In Reply to: More Electrical Woes posted by M Fanoni on Monday, June 11, 2007 at 15:45:28 :

Here's what I would do. The following assumes neg ground. 13.9 max isn't really enough to charge a battery. A float charger at 13.8 will charge a battery in a few days and hold it but in a vehicle with loads, that's just not enough. I would first check the voltage at the actual battery posts to make sure it's not a bad connection. You can also check neg post to ground, pos post to regulator and make sure you only have tenths of a volt, not volts, of drop there.

If those voltages are good (hence the wiring is okay), I would jump from pos battery terminal to field terminal on generator (like you're flashing the field) and see if it brings that battery voltage up to 14.5 or so. If it does, then the voltage regulator probably needs work.
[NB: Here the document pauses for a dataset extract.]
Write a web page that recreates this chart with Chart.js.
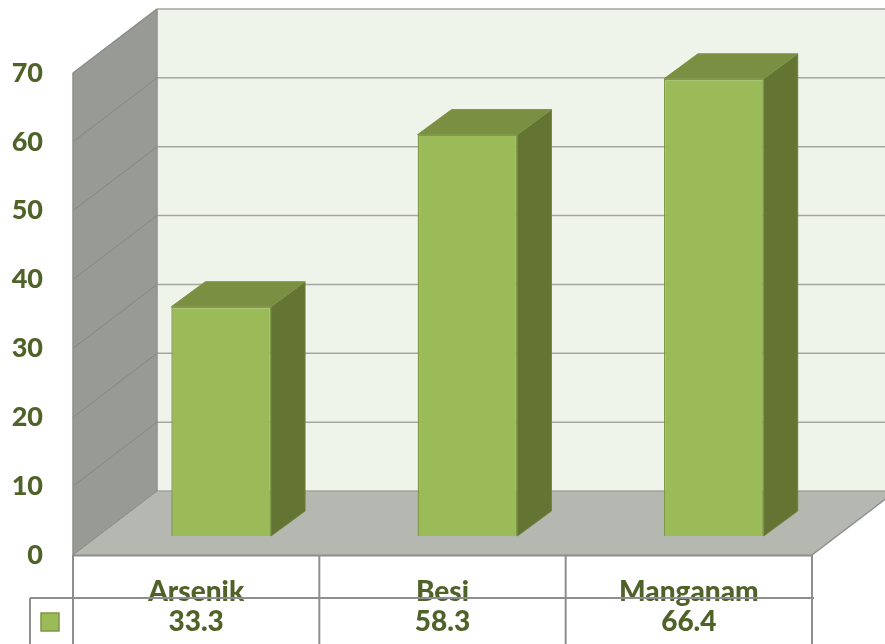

New mechanical ones are getting ridiculously expensive, but if you know what you're doing, you can clean the contacts and adjust the springs on the old one to bring it back into regulation (on a 3-coil unit, one coil adjusts the max voltage, one adjusts the max current, and one cuts out the generator when the engine is off). 3-coil ones can be adjusted for almost any application. 2-coil ones combine the current and voltage coils and are more application-specific. Anyway, a small bend in the arm on the frame of the voltage coil that the spring attaches to should up the voltage to 14.5 or so. If you have heavy loads, you might want to go a little higher, but check the electrolyte level frequently to make sure you're not overcharging.

If jumping the field to the battery pos doesn't get the charging voltage up to where it should be, then the generator is suspect. Brushes are easy to check and are usually pretty easy to replace. Shorted windings are hard to find without a "growler" and can't be repaired.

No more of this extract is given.